One of many sculptures in Mankato and North Mankato that change yearly as part of the city’s sculpture walk.

 

Yet, the presence of an evolving mural in this arts-centric southern Minnesota city didn’t surprise me. Mankato is a community rich in public art from poetry to sculptures. It is one of the qualities which draws me back to this place where I graduated from college in 1978 with a degree in mass communications and a minor in English.

 

My poem, River Stories, attached to a railing along the Minnesota River Trail. In the background are the Ardent Mills silos and the bridge from which I photographed the in-progress mural.

 

This time I arrived in town to view my latest poem selected as part of The Mankato Poetry Walk & Ride.
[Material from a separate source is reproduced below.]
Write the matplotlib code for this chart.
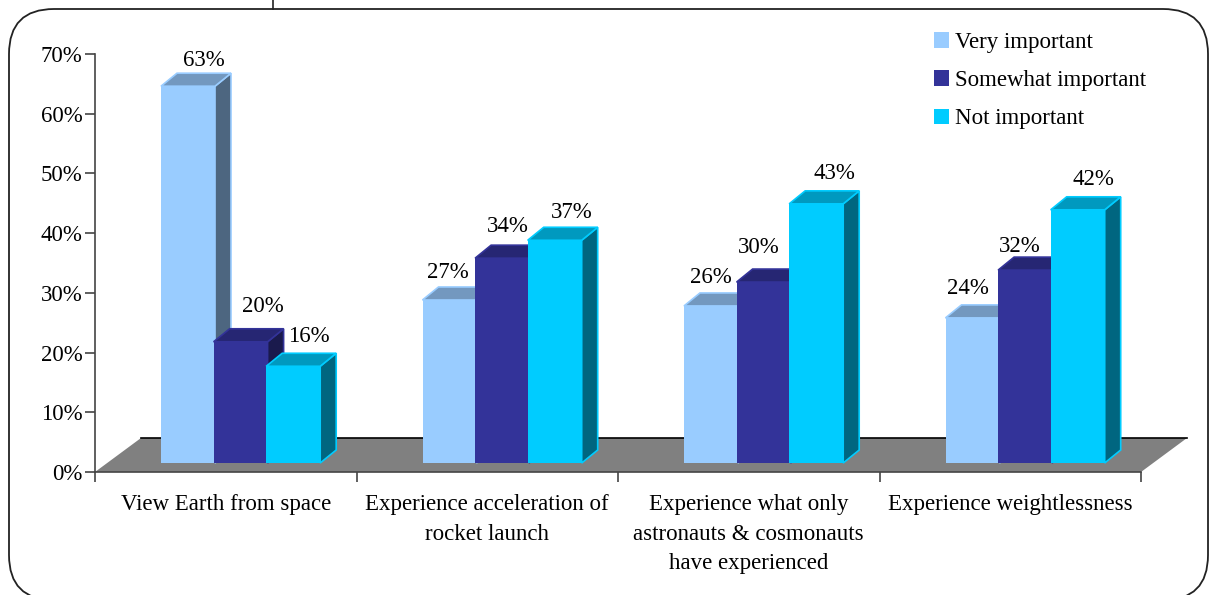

Spotting the in-progress mural on the 135-foot high Ardent Mills grain silos was a bonus find. I snapped a few quick frames while crossing the Minnesota River bridge and then while heading onto U.S. Highway 169. Only too late did I notice public viewing areas along the roadway.

 

 

Upon my arrival home, I researched the $250,000 project by Australian artist Guido van Helten. Although specifics of the mural design are elusive, the art will represent diversity and more. I saw that in the image of a young Dakota boy already painted onto the towering canvas. This region holds a rich Native Peoples heritage, making the art particularly powerful.

 

“Forgive Everyone Everything” themes this art in Reconciliation Park. Names of the 38 Dakota who were hung at this site in 1862 are inscribed thereon along with a prayer and a poem.

 

Having grown up some 80 miles to the west, in a region between the Upper and Lower Sioux Indian Communities, I’m aware of the strong Dakota history and also of The U.S.-Dakota Conflict of 1862. Within blocks of the Ardent Mills silos, Reconciliation Park honors 38 Dakota tried and hung by the U.S. government following that war. The healing continues.

 

 

This latest public art represents so much—history, culture, diversity and a coming together of peoples. And today, more than ever, we need that sense of community, of understanding that no matter our backgrounds or the color of our skin or our history, we are simply people who need one another.